What is being asked ▸ Repeat everything from the first line of the listing below through the line that contains "W, H = 1554, 855", exactly. Leave out pictures.

Information supplied ▸
━━━━━━━━

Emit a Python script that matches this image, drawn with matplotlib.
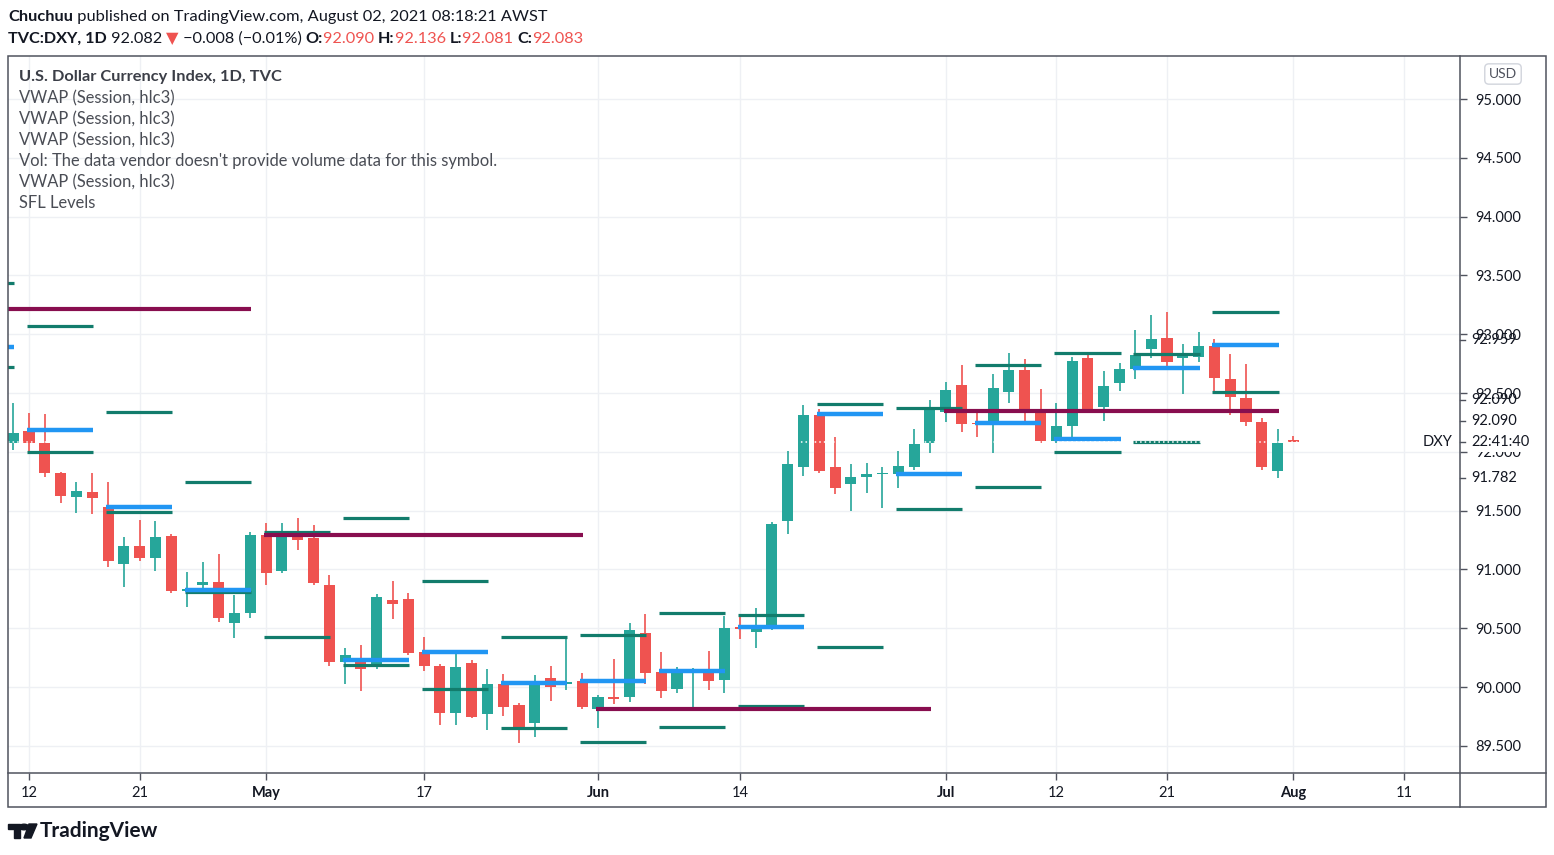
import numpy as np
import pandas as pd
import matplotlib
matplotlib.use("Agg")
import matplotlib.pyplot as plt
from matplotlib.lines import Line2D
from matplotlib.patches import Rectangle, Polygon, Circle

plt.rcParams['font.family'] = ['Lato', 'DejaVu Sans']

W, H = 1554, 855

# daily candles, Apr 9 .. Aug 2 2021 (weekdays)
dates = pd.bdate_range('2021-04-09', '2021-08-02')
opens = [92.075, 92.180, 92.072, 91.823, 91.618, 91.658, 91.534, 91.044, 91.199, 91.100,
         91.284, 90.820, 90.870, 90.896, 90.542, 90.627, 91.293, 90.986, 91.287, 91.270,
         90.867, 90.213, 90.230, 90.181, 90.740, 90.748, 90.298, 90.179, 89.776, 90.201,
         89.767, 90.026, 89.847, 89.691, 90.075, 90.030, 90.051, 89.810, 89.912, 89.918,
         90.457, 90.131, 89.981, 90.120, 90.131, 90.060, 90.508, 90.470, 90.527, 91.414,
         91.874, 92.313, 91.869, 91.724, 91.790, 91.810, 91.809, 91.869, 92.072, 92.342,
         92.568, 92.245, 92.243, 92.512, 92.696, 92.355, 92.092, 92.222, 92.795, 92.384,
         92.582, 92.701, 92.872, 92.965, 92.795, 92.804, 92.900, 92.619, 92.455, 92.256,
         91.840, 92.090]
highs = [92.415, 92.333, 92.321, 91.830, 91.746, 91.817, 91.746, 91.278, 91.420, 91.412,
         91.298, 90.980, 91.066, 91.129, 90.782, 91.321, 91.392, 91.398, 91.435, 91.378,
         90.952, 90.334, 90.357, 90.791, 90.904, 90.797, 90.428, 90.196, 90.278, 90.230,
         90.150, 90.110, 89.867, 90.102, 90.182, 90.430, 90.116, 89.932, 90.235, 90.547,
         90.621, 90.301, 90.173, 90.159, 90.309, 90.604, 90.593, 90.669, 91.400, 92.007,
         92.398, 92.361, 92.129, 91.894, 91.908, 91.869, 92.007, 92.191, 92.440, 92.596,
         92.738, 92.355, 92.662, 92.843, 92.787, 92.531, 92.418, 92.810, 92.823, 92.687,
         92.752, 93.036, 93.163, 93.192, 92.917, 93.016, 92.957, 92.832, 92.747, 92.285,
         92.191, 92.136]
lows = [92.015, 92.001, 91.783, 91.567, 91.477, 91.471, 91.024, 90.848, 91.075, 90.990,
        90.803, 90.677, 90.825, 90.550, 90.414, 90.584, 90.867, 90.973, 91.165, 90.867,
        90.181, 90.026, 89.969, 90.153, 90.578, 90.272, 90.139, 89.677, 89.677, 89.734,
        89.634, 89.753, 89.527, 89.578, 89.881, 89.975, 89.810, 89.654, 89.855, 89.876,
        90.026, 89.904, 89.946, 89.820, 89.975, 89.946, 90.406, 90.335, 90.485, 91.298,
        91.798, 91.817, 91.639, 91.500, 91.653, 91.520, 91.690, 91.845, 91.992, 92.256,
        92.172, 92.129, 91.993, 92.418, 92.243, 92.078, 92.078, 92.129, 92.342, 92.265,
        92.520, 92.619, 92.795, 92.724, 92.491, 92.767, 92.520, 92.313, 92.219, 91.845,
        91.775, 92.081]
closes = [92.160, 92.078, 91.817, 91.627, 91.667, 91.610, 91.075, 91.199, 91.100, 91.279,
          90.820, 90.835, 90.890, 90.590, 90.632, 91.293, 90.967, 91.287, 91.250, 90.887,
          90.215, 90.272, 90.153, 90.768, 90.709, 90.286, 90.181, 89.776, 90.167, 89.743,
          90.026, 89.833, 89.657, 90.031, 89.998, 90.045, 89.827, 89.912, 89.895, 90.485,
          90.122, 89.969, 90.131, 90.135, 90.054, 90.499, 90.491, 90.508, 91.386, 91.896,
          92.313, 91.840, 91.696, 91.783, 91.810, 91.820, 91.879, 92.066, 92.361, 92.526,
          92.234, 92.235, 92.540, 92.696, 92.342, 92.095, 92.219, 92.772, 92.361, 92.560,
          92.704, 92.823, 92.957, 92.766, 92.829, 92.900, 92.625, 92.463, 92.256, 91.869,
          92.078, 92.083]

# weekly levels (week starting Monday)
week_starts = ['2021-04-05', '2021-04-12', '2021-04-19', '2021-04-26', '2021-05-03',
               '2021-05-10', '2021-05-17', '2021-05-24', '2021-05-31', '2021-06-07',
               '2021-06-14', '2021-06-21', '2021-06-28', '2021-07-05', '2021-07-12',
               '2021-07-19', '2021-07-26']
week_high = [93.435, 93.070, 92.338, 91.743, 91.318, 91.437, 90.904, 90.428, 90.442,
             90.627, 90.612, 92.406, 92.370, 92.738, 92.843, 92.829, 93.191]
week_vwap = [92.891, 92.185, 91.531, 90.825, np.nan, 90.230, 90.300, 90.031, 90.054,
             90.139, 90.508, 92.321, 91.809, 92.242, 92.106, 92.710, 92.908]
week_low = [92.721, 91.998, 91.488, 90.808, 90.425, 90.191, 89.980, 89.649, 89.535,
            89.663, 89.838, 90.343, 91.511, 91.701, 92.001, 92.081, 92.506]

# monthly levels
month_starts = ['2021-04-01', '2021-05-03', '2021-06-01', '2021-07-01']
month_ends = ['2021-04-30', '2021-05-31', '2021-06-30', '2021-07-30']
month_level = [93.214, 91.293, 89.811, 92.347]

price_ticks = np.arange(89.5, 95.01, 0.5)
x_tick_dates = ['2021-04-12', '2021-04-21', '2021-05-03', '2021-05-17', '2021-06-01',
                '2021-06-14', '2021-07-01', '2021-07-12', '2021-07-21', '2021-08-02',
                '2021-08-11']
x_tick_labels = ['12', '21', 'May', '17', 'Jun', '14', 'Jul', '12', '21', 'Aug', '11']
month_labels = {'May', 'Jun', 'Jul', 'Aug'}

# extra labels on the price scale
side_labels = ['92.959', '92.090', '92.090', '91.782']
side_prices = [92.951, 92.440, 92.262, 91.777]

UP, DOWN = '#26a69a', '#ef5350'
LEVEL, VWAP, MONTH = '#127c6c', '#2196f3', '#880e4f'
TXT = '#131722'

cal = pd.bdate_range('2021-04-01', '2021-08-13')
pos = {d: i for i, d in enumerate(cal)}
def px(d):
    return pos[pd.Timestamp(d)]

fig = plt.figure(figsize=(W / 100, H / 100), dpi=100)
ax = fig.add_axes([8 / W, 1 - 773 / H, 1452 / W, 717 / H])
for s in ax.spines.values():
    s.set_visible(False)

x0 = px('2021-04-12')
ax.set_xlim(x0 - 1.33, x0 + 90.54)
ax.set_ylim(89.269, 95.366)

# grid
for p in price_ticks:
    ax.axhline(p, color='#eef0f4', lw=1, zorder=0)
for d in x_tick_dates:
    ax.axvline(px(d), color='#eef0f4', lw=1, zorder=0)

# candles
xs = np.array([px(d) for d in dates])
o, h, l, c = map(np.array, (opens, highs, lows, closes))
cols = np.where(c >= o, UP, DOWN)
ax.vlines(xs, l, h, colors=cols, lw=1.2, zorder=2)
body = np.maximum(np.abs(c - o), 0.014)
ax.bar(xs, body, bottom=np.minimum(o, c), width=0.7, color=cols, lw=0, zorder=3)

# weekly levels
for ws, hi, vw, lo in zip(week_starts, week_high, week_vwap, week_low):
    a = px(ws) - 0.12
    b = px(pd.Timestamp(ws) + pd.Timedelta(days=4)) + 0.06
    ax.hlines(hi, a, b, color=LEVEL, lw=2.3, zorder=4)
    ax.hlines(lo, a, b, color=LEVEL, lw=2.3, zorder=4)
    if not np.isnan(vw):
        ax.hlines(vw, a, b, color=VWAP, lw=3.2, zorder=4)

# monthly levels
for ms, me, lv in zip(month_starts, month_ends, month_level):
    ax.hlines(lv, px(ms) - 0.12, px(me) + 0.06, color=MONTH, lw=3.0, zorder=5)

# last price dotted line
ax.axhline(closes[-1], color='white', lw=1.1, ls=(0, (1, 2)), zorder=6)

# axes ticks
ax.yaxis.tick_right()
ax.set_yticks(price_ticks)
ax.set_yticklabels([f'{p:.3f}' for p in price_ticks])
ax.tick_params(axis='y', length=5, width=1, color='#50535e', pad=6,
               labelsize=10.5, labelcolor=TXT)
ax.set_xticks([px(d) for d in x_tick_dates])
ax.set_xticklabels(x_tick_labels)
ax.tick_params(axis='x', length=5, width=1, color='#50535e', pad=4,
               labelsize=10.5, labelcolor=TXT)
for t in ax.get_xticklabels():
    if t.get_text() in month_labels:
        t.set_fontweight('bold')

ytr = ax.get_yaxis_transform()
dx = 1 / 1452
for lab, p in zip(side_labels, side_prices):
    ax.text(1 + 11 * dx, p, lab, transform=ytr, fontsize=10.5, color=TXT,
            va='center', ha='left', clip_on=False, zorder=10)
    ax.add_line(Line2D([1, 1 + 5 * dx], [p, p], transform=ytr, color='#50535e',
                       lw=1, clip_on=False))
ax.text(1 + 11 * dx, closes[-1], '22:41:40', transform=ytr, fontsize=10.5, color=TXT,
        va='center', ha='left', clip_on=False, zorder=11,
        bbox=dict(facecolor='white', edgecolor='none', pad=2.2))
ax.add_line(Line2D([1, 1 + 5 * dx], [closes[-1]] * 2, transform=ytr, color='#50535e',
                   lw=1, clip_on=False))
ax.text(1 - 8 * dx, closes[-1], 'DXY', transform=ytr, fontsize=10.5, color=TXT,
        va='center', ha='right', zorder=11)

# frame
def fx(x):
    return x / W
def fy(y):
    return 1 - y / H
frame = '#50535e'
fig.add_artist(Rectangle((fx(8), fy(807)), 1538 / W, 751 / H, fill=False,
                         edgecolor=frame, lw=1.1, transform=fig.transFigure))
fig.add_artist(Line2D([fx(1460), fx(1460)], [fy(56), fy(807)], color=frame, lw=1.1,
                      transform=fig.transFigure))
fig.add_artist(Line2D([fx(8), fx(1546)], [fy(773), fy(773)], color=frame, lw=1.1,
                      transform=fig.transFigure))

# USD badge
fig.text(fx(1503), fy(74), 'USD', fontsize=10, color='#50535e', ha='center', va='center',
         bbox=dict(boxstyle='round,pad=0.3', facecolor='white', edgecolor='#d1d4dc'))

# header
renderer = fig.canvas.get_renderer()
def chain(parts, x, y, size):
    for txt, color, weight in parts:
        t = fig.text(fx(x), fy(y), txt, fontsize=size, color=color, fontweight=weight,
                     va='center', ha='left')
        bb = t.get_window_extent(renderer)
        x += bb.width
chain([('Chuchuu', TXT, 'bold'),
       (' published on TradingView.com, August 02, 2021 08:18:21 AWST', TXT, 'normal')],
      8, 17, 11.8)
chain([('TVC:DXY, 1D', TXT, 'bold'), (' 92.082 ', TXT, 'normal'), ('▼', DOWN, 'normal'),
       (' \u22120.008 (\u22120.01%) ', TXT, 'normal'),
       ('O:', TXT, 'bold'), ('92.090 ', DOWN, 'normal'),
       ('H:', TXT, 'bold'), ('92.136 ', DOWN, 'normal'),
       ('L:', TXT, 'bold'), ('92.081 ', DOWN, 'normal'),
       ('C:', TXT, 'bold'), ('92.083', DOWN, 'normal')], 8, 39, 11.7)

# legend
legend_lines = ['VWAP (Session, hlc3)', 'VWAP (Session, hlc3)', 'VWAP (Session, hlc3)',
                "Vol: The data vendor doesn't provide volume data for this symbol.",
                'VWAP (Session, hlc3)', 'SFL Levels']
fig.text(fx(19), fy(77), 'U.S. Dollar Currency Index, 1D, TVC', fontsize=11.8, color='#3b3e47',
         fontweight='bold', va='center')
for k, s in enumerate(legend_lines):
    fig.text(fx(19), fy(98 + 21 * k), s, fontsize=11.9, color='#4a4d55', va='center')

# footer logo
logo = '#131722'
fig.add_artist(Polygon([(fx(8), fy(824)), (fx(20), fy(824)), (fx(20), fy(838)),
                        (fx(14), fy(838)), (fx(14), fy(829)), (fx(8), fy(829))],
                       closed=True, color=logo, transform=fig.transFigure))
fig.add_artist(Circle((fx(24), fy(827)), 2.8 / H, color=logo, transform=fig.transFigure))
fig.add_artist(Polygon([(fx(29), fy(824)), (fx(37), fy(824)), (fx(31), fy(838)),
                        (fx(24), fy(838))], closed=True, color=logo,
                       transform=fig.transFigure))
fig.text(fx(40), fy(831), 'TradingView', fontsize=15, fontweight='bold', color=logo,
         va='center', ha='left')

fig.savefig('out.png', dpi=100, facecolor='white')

━━━━━━━━

Task result ▸
Emit a Python script that matches this image, drawn with matplotlib.
import numpy as np
import pandas as pd
import matplotlib
matplotlib.use("Agg")
import matplotlib.pyplot as plt
from matplotlib.lines import Line2D
from matplotlib.patches import Rectangle, Polygon, Circle

plt.rcParams['font.family'] = ['Lato', 'DejaVu Sans']

W, H = 1554, 855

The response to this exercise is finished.